What is churn analysis and how do you run it?

Churn analysis is the process of segmenting churned customers by tenure, pulling product usage data per case, interviewing a sample, and mapping each churn case to one of the five drivers. The output is a one-page summary identifying which driver dominates and which fix the team pilots next quarter. Without that output, churn analysis becomes data review that nobody acts on.

What customer retention SaaS plays actually work?

The customer retention SaaS plays that drive measurable impact are activation-driven onboarding (optimize for the activation event), behavioral health scoring (composite usage + adoption + login score that triggers CS outreach), executive business reviews (quarterly ROI walkthroughs), expansion plays at signal moments (when usage thresholds hit), and champion succession (treat champion departures as deal-saving events).

How do interactive demos help with customer churn prevention?

Interactive demos help with customer churn prevention by accelerating activation in onboarding flows (Wrike saw a 65% onboarding conversion boost) and driving feature adoption through re-engagement demos for unused features. Faster activation and broader feature adoption are the strongest leading indicators of retention. Demos scale better than CSM-led trainings because the product itself becomes the activation engine.

What is the difference between gross retention and net revenue retention?

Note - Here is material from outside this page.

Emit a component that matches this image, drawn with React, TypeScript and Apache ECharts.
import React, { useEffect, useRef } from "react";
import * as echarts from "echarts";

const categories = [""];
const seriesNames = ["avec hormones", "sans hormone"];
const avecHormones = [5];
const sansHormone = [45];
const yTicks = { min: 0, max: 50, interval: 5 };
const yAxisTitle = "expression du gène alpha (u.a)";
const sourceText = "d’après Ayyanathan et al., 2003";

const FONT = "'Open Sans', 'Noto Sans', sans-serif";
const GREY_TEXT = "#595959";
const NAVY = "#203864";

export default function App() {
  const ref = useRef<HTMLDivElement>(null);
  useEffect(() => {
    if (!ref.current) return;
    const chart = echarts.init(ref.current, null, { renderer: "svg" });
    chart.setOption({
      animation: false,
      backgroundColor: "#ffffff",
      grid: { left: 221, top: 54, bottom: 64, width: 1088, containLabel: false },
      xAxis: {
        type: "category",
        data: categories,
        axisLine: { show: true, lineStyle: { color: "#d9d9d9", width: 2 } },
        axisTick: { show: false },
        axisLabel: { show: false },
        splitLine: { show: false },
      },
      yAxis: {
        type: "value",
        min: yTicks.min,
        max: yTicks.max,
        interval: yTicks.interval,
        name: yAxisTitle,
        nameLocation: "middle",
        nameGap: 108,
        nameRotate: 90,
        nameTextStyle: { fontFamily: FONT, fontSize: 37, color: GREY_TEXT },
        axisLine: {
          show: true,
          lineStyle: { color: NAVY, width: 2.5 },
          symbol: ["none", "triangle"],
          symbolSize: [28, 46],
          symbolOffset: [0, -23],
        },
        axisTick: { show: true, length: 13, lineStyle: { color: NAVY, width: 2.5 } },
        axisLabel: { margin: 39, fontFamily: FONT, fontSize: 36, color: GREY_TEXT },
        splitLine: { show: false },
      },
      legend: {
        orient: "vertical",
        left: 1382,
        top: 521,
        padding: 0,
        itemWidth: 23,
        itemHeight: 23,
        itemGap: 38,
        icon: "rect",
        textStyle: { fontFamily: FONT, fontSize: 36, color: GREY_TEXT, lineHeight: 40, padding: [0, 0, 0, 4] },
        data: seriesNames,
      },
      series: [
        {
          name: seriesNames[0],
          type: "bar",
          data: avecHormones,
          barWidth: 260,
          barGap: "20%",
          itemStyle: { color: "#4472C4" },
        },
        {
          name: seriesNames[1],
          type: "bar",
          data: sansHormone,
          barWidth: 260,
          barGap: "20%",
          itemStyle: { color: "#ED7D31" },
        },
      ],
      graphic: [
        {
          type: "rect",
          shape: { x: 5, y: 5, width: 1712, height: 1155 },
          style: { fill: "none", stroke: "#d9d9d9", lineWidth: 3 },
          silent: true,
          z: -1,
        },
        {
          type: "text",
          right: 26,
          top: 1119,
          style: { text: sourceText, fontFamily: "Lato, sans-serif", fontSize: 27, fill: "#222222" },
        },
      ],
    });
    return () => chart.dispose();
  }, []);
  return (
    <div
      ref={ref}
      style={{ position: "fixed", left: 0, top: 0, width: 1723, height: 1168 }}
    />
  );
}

Gross retention measures the percentage of revenue retained from existing customers (no expansion counted). Net Revenue Retention (NRR) includes expansion alongside churn, so a company can show 120% NRR while losing 10% of customers if expansion offsets the loss. Gross retention is the honest churn metric; NRR is the growth-from-existing metric. Both matter, but isolating gross retention is required to know whether retention work is actually reducing churn.